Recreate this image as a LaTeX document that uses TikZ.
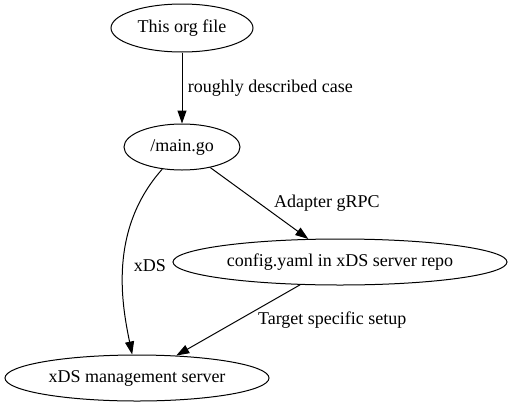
\documentclass[tikz,border=0pt]{standalone}
\usepackage{fontspec}
\setmainfont{Liberation Serif}
\usetikzlibrary{arrows.meta, shapes.geometric}
\tikzset{
    flowgraph/.style={x=1pt, y=-1pt, line width=1pt, font=\fontsize{18}{21}\selectfont},
    state/.style={draw, ellipse, inner sep=0pt, minimum height=46pt},
    edge/.style={-{Triangle[length=13pt, width=9pt]}},
    % edge labels sit to the right of the edge, as graphviz puts them
    lbl/.style={pos=0.5, right},
}
\begin{document}
\begin{tikzpicture}[flowgraph]
        \useasboundingbox (0,0) rectangle (508,407);
        \node[state, minimum width=142pt, minimum height=48pt] (org)  at (182,28)  {This org file};
        \node[state, minimum width=116pt]                      (main) at (182,147) {/main.go};
        \node[state, minimum width=334pt]                      (cfg)  at (340,262) {config.yaml in xDS server repo};
        \node[state, minimum width=264pt]                      (mgmt) at (137,378) {xDS management server};

        \draw[edge] (org) -- node[lbl, xshift=2pt] {roughly described case} (main);
        \draw[edge] (main) -- node[lbl, xshift=11pt] {Adapter gRPC} (cfg);
        \draw[edge] (main) .. controls (108,230) and (122,305) .. node[lbl, xshift=7pt] {xDS} (mgmt);
        \draw[edge] (cfg) -- node[lbl, xshift=16pt] {Target specific setup} (mgmt);
    \end{tikzpicture}
\end{document}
==================================================
WHAT YOU WILL DO: Omit each picture, then return all of the listing exactly as it stands.

OUTPUT OF THE EXERCISE:
Recreate this image as a LaTeX document that uses TikZ.
\documentclass[tikz,border=0pt]{standalone}
\usepackage{fontspec}
\setmainfont{Liberation Serif}
\usetikzlibrary{arrows.meta, shapes.geometric}
\tikzset{
    flowgraph/.style={x=1pt, y=-1pt, line width=1pt, font=\fontsize{18}{21}\selectfont},
    state/.style={draw, ellipse, inner sep=0pt, minimum height=46pt},
    edge/.style={-{Triangle[length=13pt, width=9pt]}},
    % edge labels sit to the right of the edge, as graphviz puts them
    lbl/.style={pos=0.5, right},
}
\begin{document}
\begin{tikzpicture}[flowgraph]
        \useasboundingbox (0,0) rectangle (508,407);
        \node[state, minimum width=142pt, minimum height=48pt] (org)  at (182,28)  {This org file};
        \node[state, minimum width=116pt]                      (main) at (182,147) {/main.go};
        \node[state, minimum width=334pt]                      (cfg)  at (340,262) {config.yaml in xDS server repo};
        \node[state, minimum width=264pt]                      (mgmt) at (137,378) {xDS management server};

        \draw[edge] (org) -- node[lbl, xshift=2pt] {roughly described case} (main);
        \draw[edge] (main) -- node[lbl, xshift=11pt] {Adapter gRPC} (cfg);
        \draw[edge] (main) .. controls (108,230) and (122,305) .. node[lbl, xshift=7pt] {xDS} (mgmt);
        \draw[edge] (cfg) -- node[lbl, xshift=16pt] {Target specific setup} (mgmt);
    \end{tikzpicture}
\end{document}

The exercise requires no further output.